1.2.5. Devalüasyon-Revalüasyon

Devletlerin ekonomi politika araçlarından birisidir. Sabit döviz kur fiyatlarını yükseltmek için piyasaya para arzı yapılarak milli paranın değeri düşürülür. Değişken kur sistemi kullanan ülkelerde ise kur fiyatları arz-talep dengesine göre belirlenmektedir. Devalüasyon yapan ülkelerin ilk politikaları dışardan yatırımcı çekerek ülkeye döviz girdisi sağlamayı amaçlamaktır. İthal ürünlerin fiyatları artarken ihraç edilen ürünlerin fiyatları düşer. Bu durumda rakamsal verilere bakıldığı zaman ithalat hacminin küçüldüğü, ihracat hacminin ise büyüdüğü gözlenebilir (www.tcmb.gov.tr, 2019).

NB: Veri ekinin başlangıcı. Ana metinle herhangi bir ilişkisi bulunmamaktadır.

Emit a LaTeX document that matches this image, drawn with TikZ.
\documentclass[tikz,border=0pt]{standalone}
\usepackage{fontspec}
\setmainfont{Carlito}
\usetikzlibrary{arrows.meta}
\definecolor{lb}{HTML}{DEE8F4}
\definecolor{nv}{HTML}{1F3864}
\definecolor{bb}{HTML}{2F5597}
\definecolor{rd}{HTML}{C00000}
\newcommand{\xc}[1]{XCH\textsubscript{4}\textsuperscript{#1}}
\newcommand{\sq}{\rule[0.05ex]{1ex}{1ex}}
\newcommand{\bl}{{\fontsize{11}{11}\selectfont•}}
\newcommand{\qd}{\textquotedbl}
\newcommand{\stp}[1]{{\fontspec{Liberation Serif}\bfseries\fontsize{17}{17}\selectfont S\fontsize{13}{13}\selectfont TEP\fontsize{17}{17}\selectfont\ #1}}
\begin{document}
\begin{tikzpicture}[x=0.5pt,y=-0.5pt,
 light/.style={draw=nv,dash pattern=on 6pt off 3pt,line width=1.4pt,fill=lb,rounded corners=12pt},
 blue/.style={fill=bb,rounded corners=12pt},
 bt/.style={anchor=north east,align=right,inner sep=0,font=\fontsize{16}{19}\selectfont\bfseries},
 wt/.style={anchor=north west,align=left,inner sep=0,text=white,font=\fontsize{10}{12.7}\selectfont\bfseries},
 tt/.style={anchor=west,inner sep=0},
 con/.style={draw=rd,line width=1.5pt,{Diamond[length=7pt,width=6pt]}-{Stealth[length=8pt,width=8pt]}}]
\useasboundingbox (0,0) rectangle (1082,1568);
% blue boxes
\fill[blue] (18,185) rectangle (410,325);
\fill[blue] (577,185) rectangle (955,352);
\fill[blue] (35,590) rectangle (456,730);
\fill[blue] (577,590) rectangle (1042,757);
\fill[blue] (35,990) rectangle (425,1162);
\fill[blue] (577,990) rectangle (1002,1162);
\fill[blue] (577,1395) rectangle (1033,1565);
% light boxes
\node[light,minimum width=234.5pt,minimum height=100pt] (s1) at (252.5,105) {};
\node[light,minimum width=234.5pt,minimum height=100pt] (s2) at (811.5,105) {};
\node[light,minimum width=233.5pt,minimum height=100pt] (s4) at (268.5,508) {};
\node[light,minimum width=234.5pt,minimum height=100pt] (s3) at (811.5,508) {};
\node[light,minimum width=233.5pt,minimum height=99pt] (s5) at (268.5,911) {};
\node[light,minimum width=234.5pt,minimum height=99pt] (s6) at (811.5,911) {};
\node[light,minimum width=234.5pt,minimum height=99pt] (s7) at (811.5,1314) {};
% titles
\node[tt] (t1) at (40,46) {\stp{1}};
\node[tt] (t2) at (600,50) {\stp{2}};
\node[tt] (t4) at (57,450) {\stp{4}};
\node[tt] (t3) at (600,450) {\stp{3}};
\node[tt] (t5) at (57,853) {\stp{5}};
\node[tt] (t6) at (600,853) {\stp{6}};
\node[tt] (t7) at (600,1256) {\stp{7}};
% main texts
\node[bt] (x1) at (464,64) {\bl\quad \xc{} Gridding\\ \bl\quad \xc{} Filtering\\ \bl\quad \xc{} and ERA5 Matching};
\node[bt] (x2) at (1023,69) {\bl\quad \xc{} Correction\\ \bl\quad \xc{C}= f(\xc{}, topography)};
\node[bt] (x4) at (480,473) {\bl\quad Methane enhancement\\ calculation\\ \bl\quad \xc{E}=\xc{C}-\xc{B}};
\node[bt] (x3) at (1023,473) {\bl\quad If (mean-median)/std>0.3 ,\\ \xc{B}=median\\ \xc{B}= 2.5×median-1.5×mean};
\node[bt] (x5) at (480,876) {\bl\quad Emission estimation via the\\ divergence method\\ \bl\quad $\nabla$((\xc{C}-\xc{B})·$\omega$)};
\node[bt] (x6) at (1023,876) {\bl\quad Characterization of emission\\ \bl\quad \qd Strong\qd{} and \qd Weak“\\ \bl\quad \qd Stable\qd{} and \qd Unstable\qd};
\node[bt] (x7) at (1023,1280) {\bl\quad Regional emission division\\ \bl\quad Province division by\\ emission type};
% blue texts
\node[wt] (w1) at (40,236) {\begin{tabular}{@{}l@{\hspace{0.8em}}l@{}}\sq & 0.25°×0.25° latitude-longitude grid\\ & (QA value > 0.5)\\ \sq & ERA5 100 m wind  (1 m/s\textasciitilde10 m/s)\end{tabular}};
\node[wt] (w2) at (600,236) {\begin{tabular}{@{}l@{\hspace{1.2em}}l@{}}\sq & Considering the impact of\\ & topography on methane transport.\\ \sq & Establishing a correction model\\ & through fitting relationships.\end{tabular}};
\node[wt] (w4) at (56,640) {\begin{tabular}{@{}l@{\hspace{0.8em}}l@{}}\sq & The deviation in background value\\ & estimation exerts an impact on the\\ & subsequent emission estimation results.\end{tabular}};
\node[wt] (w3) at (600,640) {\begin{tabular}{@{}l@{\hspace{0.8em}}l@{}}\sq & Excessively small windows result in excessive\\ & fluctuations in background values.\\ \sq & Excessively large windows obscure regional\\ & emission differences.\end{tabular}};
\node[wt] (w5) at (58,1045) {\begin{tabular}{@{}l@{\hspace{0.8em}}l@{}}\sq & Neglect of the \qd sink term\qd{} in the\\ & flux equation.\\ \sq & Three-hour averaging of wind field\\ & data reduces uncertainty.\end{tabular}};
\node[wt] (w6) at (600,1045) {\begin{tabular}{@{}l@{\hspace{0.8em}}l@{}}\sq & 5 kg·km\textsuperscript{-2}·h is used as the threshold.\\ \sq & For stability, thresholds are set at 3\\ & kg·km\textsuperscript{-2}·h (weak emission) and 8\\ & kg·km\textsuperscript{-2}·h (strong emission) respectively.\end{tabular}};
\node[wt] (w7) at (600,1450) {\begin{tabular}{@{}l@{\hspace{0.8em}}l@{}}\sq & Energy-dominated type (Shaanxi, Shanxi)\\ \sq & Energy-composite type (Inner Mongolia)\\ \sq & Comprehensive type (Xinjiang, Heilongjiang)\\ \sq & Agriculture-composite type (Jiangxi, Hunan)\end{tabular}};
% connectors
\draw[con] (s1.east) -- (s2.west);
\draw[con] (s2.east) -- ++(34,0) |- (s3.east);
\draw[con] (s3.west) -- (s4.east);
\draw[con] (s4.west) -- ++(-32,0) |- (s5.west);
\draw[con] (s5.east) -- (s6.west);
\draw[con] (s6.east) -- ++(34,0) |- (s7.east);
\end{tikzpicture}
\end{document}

Revalüasyon ise devalüasyon kavramının tam tersinin yaşandığı durumdur. Ödemeler bilançosunda fazla veren ülke ekonomisini dengelemek için hükümetler tarafından yapılır. Bu yöntem uygulandığında ihracat hacmi daralır, ithalat hacmi artar. İthal ürünlerin fiyatları düşerken, ihraç edilen ürünlerin fiyatları artar.

1.2.6. Resesyon-Depresyon

Resesyon, en az altı aylık bir süreç içerisinde ekonominin küçülmesi ve ekonomik faaliyetler de daralma yaşanması ve ekonomik büyüme hızının nüfus artış hızının altında kalması olarak ifade edilir (www.tcmb.gov.tr, 2019).

Eğer bu daralma yavaş ve stabilize bir şekilde gerçekleşirse resesyon, ani ve beklenmedik şekilde oluyor ise depresyon olarak adlandırılır. Bu iki durumda da enflasyon ve stagflasyon da görüldüğü gibi işsizlik oranları artar, satın alma gücü düşer, GSYH yavaşlar sürecin devamında ise gerilemeye başlar. Finans sektörü etkilenir, piyasalarda belirgin kayıplar yaşanır.

1.2.7. Spekülasyon

Bu kavram, Türkçe de genel olarak negatif çağrışımlar yapsa da aksine para ve varlık arasında pozitif işlemler yapmaya verilen isimdir. Spekülasyon; olası fiyat artışı beklentisi ile paranın ya da varlığın bir yatırım aracına kısa ya da uzun vadeli olarak yatırılması. Fiyat artışı olmaz ve varlığın fiyatının düşeceği beklentisi olduğu durumda ise yatırım aracı olan varlık satılarak, fiyatı düştüğünde alınarak fiyat farkı gelir olarak elde edilecektir (www.tcmb.gov.tr, 2019).